Yields and Economics

Annual yields from young trees may range from 188 to 2856 g (avg. 900 g), from older trees, 379 to 6754 g (avg. 2,000 g). Gum arabic is important export product for some areas in tropical Africa and Mauritania. From Africa some genuine gum is shipped to India then to Europe and America. Between 1940 and 1950, United States imports range from 3,179–8,989 MT (Duke, 1981a) Morton (1977) reports >11,000 MT more recently.

Energy

Considered the best firewood in Mauritius and Senegal, this is not a big yielder, annual running 0.5–5 m3/ha wood, with an energy value of ca 3,500 kcal/kg.
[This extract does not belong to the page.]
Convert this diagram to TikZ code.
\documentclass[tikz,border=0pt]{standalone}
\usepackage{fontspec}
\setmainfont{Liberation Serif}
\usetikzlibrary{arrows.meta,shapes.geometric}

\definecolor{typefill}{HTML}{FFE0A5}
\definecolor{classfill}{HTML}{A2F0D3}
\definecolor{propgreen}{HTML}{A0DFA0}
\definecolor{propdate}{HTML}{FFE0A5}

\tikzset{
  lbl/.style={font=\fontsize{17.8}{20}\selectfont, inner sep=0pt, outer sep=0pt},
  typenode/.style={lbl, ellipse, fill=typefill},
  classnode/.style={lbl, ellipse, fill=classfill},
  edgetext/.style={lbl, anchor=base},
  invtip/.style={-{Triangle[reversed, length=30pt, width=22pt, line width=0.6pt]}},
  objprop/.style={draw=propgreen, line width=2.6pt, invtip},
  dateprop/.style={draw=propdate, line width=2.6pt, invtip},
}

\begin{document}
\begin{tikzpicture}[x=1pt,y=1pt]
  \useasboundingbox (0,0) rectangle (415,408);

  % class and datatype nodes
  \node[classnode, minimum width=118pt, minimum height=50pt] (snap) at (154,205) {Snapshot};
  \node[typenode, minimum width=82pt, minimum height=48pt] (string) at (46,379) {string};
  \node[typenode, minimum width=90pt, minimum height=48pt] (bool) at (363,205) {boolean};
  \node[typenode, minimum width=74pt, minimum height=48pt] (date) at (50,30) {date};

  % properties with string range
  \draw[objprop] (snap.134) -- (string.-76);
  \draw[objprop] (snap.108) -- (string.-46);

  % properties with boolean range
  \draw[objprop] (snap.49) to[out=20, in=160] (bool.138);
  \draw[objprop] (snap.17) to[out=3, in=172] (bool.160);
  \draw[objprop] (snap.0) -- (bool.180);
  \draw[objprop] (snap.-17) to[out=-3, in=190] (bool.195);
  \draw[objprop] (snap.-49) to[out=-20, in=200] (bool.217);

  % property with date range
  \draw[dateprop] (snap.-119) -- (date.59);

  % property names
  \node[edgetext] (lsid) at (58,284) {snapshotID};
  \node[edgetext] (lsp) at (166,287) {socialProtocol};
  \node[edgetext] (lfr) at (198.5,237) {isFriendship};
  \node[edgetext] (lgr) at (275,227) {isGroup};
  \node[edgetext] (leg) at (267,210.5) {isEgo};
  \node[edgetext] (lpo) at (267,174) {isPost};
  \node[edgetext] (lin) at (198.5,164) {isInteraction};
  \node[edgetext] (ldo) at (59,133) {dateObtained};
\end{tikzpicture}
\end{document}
A nitrogen,fixing species, it can be used to reestablish vegetation cover in degraded areas, as well as for sand-dune fixation and wind erosion control (NAS, 1980a).

Biotic Factors

Fungi reported on this crop are Cladosporium herbarum, Fusarum sp., Ravenelia acaciae-senegalae and R. acaciocola. Many insect visitors mimic the plant, the buffalo treehopper, Stictocephala bisonia, being a good example. Spiders (Cyclops sp.) may completely cover the young growing apex. Seedlings are often grazed by gazelles, goats, and pigs (Morton, 1977).

References

  • Cheema, M.S.Z.A. and Qadir, S.A. 1973. Autecology of Acacia senegal (L.) Willd. Vegetatio Vol. 27(1–3):131–162.
  • Duke, J.A. 1981a. Handbook of legumes of world economic importance. Plenum Press. NewYork.
  • Duke, J.A. and Wain, K.K. 1981. Medicinal plants of the world. Computer index with more than 85,000 entries. 3 vols.